Setting up Services

Services within LibreNMS provides the ability to use Nagios plugins to perform additional monitoring outside of SNMP.

These services are tied into an existing device so you need at least one device that supports SNMP to be able to add it to LibreNMS - localhost is a good one.

Setup

Service checks is now distributed aware. If you run a distributed setup then you can now run services-wrapper.py in cron instead of check-services.php across all polling nodes.

Firstly, install Nagios plugins however you would like, this could be via yum, apt-get or direct from source.

Next, you need to enable the services within config.php with the following:

$config['show_services']           = 1;

This will enable a new service menu within your navbar.

$config['nagios_plugins']   = "/usr/lib/nagios/plugins";

This will point LibreNMS at the location of the nagios plugins - please ensure that any plugins you use are set to executable. For example:

chmod +x /usr/lib/nagios/plugins/*

Finally, you now need to add check-services.php to the current cron file (/etc/cron.d/librenms typically) like:

*/5 * * * * librenms /opt/librenms/check-services.php >> /dev/null 2>&1

Now you can add services via the main Services link in the navbar, or via the 'Add Service' link within the device, services page.

Performance data

By default, the check-services script will collect all performance data that the Nagios script returns and display each datasource on a separate graph. However for some modules it would be better if some of this information was consolidated on a single graph. An example is the ICMP check. This check returns: Round Trip Average (rta), Round Trip Min (rtmin) and Round Trip Max (rtmax). These have been combined onto a single graph.
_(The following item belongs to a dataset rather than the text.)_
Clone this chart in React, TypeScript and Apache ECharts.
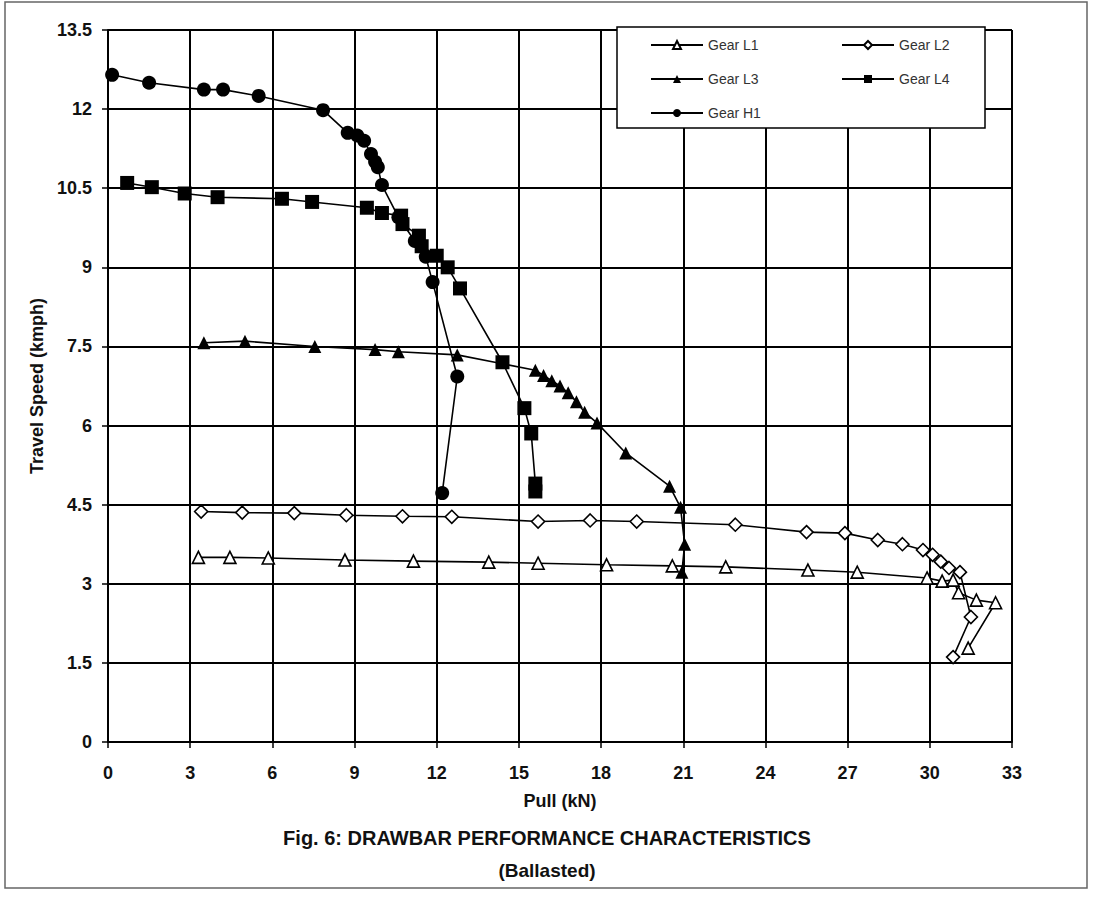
import React, { useEffect, useRef } from "react";
import * as echarts from "echarts";

const xTicks = [0, 3, 6, 9, 12, 15, 18, 21, 24, 27, 30, 33];
const yTicks = [0, 1.5, 3, 4.5, 6, 7.5, 9, 10.5, 12, 13.5];

const seriesNames = ["Gear L1", "Gear L2", "Gear L3", "Gear L4", "Gear H1"];

const l1X = [3.3, 4.45, 5.85, 8.65, 11.15, 13.9, 15.7, 18.2, 20.6, 22.55, 25.55, 27.35, 29.9, 30.45, 30.85, 31.05, 31.7, 32.4, 31.4];
const l1Y = [3.5, 3.5, 3.49, 3.45, 3.43, 3.41, 3.39, 3.36, 3.34, 3.32, 3.26, 3.22, 3.11, 3.05, 3.07, 2.83, 2.69, 2.64, 1.78];

const l2X = [3.4, 4.9, 6.8, 8.7, 10.75, 12.55, 15.7, 17.6, 19.3, 22.9, 25.5, 26.9, 28.1, 29.0, 29.75, 30.1, 30.4, 30.7, 31.1, 31.5, 30.85];
const l2Y = [4.37, 4.35, 4.34, 4.3, 4.28, 4.27, 4.18, 4.2, 4.18, 4.12, 3.98, 3.96, 3.83, 3.75, 3.64, 3.55, 3.42, 3.3, 3.22, 2.37, 1.61];

const l3X = [3.5, 5.0, 7.55, 9.75, 10.6, 12.75, 15.6, 15.9, 16.2, 16.5, 16.8, 17.1, 17.4, 17.85, 18.9, 20.5, 20.9, 21.05, 20.95];
const l3Y = [7.57, 7.6, 7.5, 7.44, 7.4, 7.34, 7.05, 6.95, 6.85, 6.75, 6.62, 6.45, 6.25, 6.05, 5.48, 4.85, 4.45, 3.75, 3.22];

const l4X = [0.7, 1.6, 2.8, 4.0, 6.35, 7.45, 9.45, 10.0, 10.7, 10.75, 11.35, 11.45, 12.0, 12.4, 12.85, 14.4, 15.2, 15.45, 15.6, 15.6];
const l4Y = [10.6, 10.52, 10.4, 10.33, 10.3, 10.24, 10.13, 10.03, 9.98, 9.82, 9.6, 9.4, 9.22, 9.0, 8.6, 7.2, 6.33, 5.85, 4.9, 4.75];

const h1X = [0.15, 1.5, 3.5, 4.2, 5.5, 7.85, 8.75, 9.1, 9.35, 9.6, 9.75, 9.85, 10.0, 10.6, 11.2, 11.6, 11.85, 12.75, 12.2];
const h1Y = [12.65, 12.5, 12.37, 12.37, 12.25, 11.98, 11.55, 11.5, 11.4, 11.15, 11.0, 10.9, 10.56, 9.95, 9.5, 9.2, 8.72, 6.93, 4.72];

const FONT = "'Liberation Sans', Arial, sans-serif";

function pairs(xs: number[], ys: number[]) {
  return xs.map((x, i) => [x, ys[i]]);
}

export default function App() {
  const ref = useRef<HTMLDivElement>(null);
  useEffect(() => {
    if (!ref.current) return;
    const chart = echarts.init(ref.current, null, { renderer: "svg" });
    const lineStyle = { color: "#000", width: 1.6 };
    const mk = (name: string, data: number[][], symbol: string, size: number, hollow: boolean) => ({
      name,
      type: "line",
      data,
      symbol,
      symbolSize: size,
      showAllSymbol: true,
      lineStyle,
      itemStyle: hollow
        ? { color: "#fff", borderColor: "#000", borderWidth: 1.6 }
        : { color: "#000", borderColor: "#000", borderWidth: 0 },
      z: 3,
    });
    const legendCommon = {
      orient: "vertical",
      top: 33,
      itemWidth: 52,
      itemHeight: 10,
      itemGap: 20,
      z: 20,
      textStyle: { color: "#333", fontSize: 14, fontFamily: FONT },
    };
    chart.setOption({
      animation: false,
      backgroundColor: "#fff",
      textStyle: { fontFamily: FONT },
      grid: { left: 108, right: 82, top: 30, bottom: 156, containLabel: false },
      xAxis: {
        type: "value",
        min: xTicks[0],
        max: xTicks[xTicks.length - 1],
        interval: 3,
        name: "Pull (kN)",
        nameLocation: "middle",
        nameGap: 50,
        nameTextStyle: { color: "#111", fontSize: 18, fontWeight: "bold", fontFamily: FONT },
        axisLine: { show: true, lineStyle: { color: "#000", width: 2 } },
        axisTick: { show: true, inside: false, length: 6, lineStyle: { color: "#000", width: 1.5 } },
        axisLabel: { color: "#111", fontSize: 18, fontWeight: "bold", margin: 22, fontFamily: FONT },
        splitLine: { show: true, lineStyle: { color: "#000", width: 2 } },
      },
      yAxis: {
        type: "value",
        min: yTicks[0],
        max: yTicks[yTicks.length - 1],
        interval: 1.5,
        name: "Travel Speed (kmph)",
        nameLocation: "middle",
        nameGap: 62,
        nameRotate: 90,
        nameTextStyle: { color: "#111", fontSize: 18, fontWeight: "bold", fontFamily: FONT },
        axisLine: { show: true, lineStyle: { color: "#000", width: 2 } },
        axisTick: { show: true, inside: false, length: 6, lineStyle: { color: "#000", width: 1.5 } },
        axisLabel: { color: "#111", fontSize: 18, fontWeight: "bold", margin: 16, fontFamily: FONT },
        splitLine: { show: true, lineStyle: { color: "#000", width: 2 } },
      },
      legend: [
        { ...legendCommon, data: [seriesNames[0], seriesNames[2], seriesNames[4]], left: 645 },
        { ...legendCommon, data: [seriesNames[1], seriesNames[3]], left: 836 },
      ],
      graphic: [
        {
          type: "rect",
          shape: { x: 617, y: 27, width: 368, height: 101 },
          style: { fill: "#fff", stroke: "#000", lineWidth: 1.5 },
          z: 10,
        },
        {
          type: "rect",
          shape: { x: 5, y: 2, width: 1082, height: 886 },
          style: { fill: "none", stroke: "#666", lineWidth: 1.5 },
          z: 10,
        },
        {
          type: "text",
          left: "center",
          top: 828,
          style: {
            text: "Fig. 6: DRAWBAR PERFORMANCE CHARACTERISTICS",
            fill: "#111",
            font: "bold 20px " + FONT,
          },
        },
        {
          type: "text",
          left: "center",
          top: 861,
          style: { text: "(Ballasted)", fill: "#111", font: "bold 19px " + FONT },
        },
      ],
      series: [
        mk(seriesNames[0], pairs(l1X, l1Y), "triangle", 12, true),
        mk(seriesNames[1], pairs(l2X, l2Y), "diamond", 13, true),
        mk(seriesNames[2], pairs(l3X, l3Y), "triangle", 13, false),
        mk(seriesNames[3], pairs(l4X, l4Y), "rect", 14, false),
        mk(seriesNames[4], pairs(h1X, h1Y), "circle", 14, false),
      ],
    });
    return () => chart.dispose();
  }, []);
  return (
    <div
      ref={ref}
      style={{ position: "absolute", left: 0, top: 0, width: 1094, height: 898 }}
    />
  );
}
If you find a check script that would benefit from having some datasources graphed together, please log an issue on GitHub with the debug information from the script, and let us know which DS's should go together. Example below:

./check-services.php -d
-- snip --
Nagios Service - 26
Request:  /usr/lib/nagios/plugins/check_icmp localhost
Perf Data - DS: rta, Value: 0.016, UOM: ms
Perf Data - DS: pl, Value: 0, UOM: %
Perf Data - DS: rtmax, Value: 0.044, UOM: ms
Perf Data - DS: rtmin, Value: 0.009, UOM: ms
Response: OK - localhost: rta 0.016ms, lost 0%
Service DS: {
    "rta": "ms",
    "pl": "%",
    "rtmax": "ms",
    "rtmin": "ms"
}
OK u:0.00 s:0.00 r:40.67
RRD[update /opt/librenms/rrd/localhost/services-26.rrd N:0.016:0:0.044:0.009]
-- snip --

Alerting

Services uses the Nagios Alerting scheme where:

0 = Ok,
1 = Warning,
2 = Critical,

To create an alerting rule to alert on service=critical, your alerting rule would look like:

%services.service_status = "2"

Debug

Change user to librenms for example

su - librenms

then you can run the following command to help troubleshoot services.

./check-services.php -d